> _EXERCISE DESCRIPTION_:
Quote exactly, and only, the lines from the one with "Write the matplotlib code for this chart." down to the one with "fig.text(540 / 624, 1 - 87", both included.

[BEGIN DATA IN THIS EXERCISE]

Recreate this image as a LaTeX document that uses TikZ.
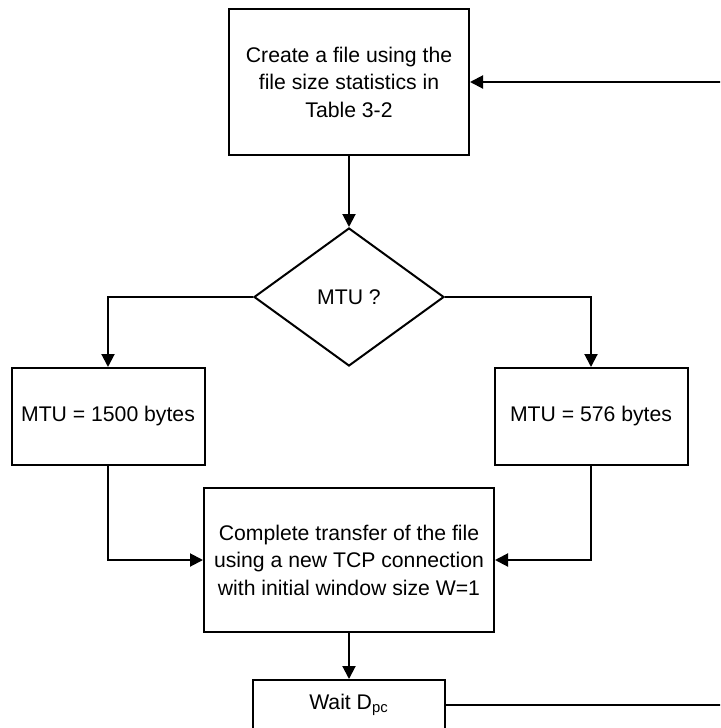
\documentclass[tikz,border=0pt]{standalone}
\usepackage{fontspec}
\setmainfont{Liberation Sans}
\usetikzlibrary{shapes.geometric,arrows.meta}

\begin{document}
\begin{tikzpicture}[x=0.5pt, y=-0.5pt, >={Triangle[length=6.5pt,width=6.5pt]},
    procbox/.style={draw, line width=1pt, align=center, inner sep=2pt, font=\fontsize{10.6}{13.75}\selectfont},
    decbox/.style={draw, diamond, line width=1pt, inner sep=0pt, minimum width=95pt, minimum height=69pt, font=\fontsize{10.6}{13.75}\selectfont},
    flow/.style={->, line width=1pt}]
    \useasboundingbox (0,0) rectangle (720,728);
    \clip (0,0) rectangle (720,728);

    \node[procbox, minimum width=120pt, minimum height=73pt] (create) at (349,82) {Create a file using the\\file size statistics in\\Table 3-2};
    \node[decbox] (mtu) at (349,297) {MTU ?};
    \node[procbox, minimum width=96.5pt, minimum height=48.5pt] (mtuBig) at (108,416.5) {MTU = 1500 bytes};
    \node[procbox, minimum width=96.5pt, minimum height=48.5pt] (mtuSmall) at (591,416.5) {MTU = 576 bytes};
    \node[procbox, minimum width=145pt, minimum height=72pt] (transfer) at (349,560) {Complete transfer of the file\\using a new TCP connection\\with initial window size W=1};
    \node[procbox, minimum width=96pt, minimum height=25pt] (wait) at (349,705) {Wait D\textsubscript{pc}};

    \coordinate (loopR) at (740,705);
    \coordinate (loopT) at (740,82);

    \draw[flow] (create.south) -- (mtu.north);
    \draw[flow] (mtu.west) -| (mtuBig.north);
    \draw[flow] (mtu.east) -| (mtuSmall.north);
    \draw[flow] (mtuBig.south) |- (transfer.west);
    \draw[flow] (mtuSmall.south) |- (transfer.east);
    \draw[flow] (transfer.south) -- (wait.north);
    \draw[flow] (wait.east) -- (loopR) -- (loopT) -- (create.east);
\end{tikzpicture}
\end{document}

[END DATA IN THIS EXERCISE]
[BEGIN DATA IN THIS EXERCISE]

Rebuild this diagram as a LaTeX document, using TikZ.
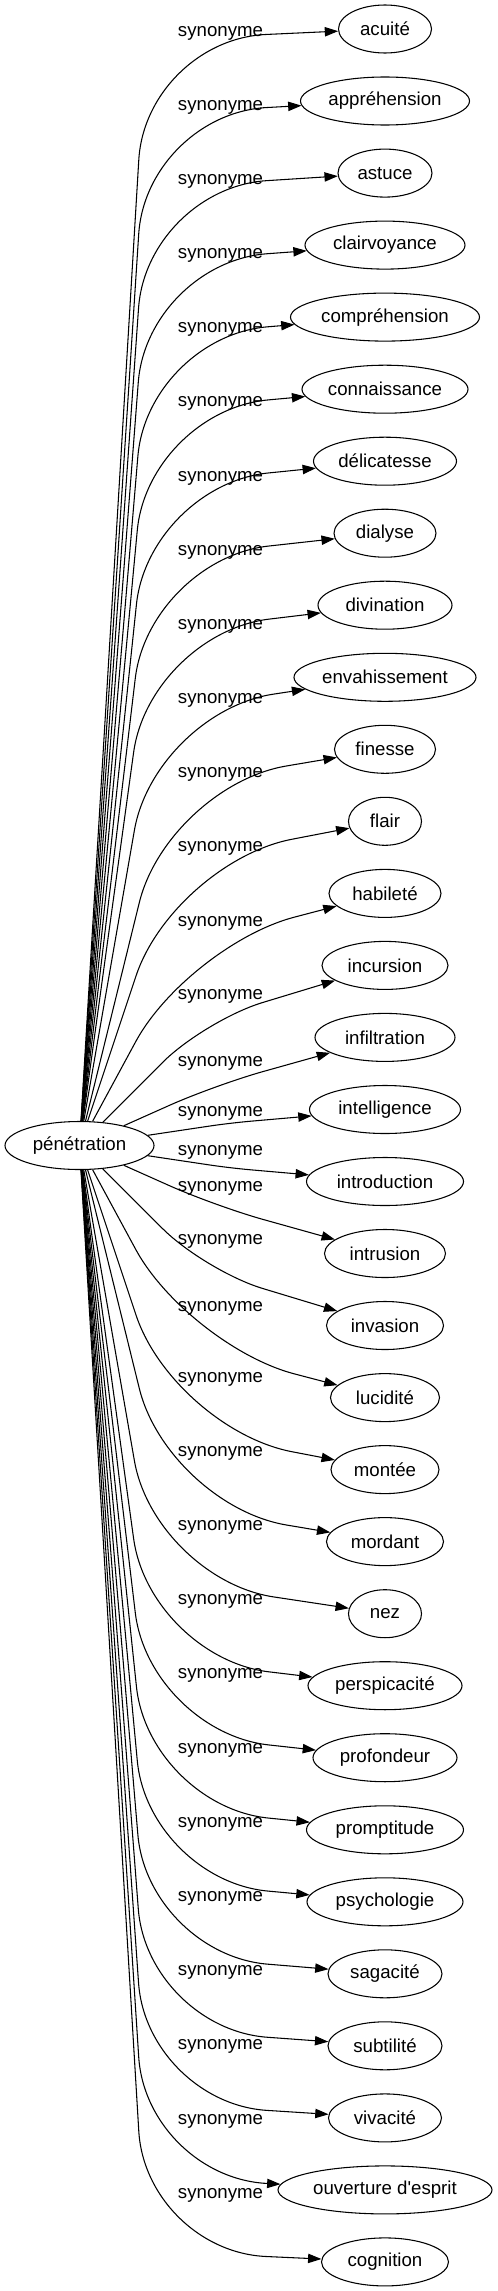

[END DATA IN THIS EXERCISE]
[BEGIN DATA IN THIS EXERCISE]

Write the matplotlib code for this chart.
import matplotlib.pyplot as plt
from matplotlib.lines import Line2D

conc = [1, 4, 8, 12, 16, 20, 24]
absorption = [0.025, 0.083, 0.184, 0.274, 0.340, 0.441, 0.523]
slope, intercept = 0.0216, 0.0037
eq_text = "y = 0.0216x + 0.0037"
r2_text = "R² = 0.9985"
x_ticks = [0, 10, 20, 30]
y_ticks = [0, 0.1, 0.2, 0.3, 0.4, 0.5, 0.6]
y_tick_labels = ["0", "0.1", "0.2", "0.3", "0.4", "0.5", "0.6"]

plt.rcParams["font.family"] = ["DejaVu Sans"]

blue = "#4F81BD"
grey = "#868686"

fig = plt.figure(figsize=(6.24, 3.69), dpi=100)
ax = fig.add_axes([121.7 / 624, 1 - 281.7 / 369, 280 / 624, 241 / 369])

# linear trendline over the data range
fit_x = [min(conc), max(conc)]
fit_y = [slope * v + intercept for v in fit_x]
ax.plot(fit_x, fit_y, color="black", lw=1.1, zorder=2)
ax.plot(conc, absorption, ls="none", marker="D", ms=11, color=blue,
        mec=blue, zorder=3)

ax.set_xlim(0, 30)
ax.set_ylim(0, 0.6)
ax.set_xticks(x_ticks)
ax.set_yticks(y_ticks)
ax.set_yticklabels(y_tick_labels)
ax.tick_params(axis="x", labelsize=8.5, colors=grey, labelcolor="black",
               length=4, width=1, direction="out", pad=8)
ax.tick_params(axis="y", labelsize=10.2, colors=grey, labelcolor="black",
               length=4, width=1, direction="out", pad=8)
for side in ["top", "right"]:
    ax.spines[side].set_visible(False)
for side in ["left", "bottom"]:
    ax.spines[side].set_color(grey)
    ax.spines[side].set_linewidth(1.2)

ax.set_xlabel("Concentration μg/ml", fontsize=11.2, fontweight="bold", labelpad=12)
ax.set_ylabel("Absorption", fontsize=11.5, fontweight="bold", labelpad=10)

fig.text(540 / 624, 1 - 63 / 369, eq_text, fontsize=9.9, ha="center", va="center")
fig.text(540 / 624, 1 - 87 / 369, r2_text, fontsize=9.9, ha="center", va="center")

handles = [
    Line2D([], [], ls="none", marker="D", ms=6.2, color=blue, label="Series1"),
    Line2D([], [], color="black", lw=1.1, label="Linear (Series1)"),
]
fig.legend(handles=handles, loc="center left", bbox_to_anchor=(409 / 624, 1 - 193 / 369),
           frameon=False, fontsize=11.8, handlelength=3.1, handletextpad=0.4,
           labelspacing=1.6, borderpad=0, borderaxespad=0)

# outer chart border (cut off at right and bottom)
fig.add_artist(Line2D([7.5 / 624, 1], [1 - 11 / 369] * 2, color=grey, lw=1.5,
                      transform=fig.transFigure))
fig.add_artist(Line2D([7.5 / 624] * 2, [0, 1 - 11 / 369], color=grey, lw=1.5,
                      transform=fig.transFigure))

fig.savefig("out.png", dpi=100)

[END DATA IN THIS EXERCISE]

> _RESPONSE TO THIS TASK_:
Write the matplotlib code for this chart.
import matplotlib.pyplot as plt
from matplotlib.lines import Line2D

conc = [1, 4, 8, 12, 16, 20, 24]
absorption = [0.025, 0.083, 0.184, 0.274, 0.340, 0.441, 0.523]
slope, intercept = 0.0216, 0.0037
eq_text = "y = 0.0216x + 0.0037"
r2_text = "R² = 0.9985"
x_ticks = [0, 10, 20, 30]
y_ticks = [0, 0.1, 0.2, 0.3, 0.4, 0.5, 0.6]
y_tick_labels = ["0", "0.1", "0.2", "0.3", "0.4", "0.5", "0.6"]

plt.rcParams["font.family"] = ["DejaVu Sans"]

blue = "#4F81BD"
grey = "#868686"

fig = plt.figure(figsize=(6.24, 3.69), dpi=100)
ax = fig.add_axes([121.7 / 624, 1 - 281.7 / 369, 280 / 624, 241 / 369])

# linear trendline over the data range
fit_x = [min(conc), max(conc)]
fit_y = [slope * v + intercept for v in fit_x]
ax.plot(fit_x, fit_y, color="black", lw=1.1, zorder=2)
ax.plot(conc, absorption, ls="none", marker="D", ms=11, color=blue,
        mec=blue, zorder=3)

ax.set_xlim(0, 30)
ax.set_ylim(0, 0.6)
ax.set_xticks(x_ticks)
ax.set_yticks(y_ticks)
ax.set_yticklabels(y_tick_labels)
ax.tick_params(axis="x", labelsize=8.5, colors=grey, labelcolor="black",
               length=4, width=1, direction="out", pad=8)
ax.tick_params(axis="y", labelsize=10.2, colors=grey, labelcolor="black",
               length=4, width=1, direction="out", pad=8)
for side in ["top", "right"]:
    ax.spines[side].set_visible(False)
for side in ["left", "bottom"]:
    ax.spines[side].set_color(grey)
    ax.spines[side].set_linewidth(1.2)

ax.set_xlabel("Concentration μg/ml", fontsize=11.2, fontweight="bold", labelpad=12)
ax.set_ylabel("Absorption", fontsize=11.5, fontweight="bold", labelpad=10)

fig.text(540 / 624, 1 - 63 / 369, eq_text, fontsize=9.9, ha="center", va="center")
fig.text(540 / 624, 1 - 87 / 369, r2_text, fontsize=9.9, ha="center", va="center")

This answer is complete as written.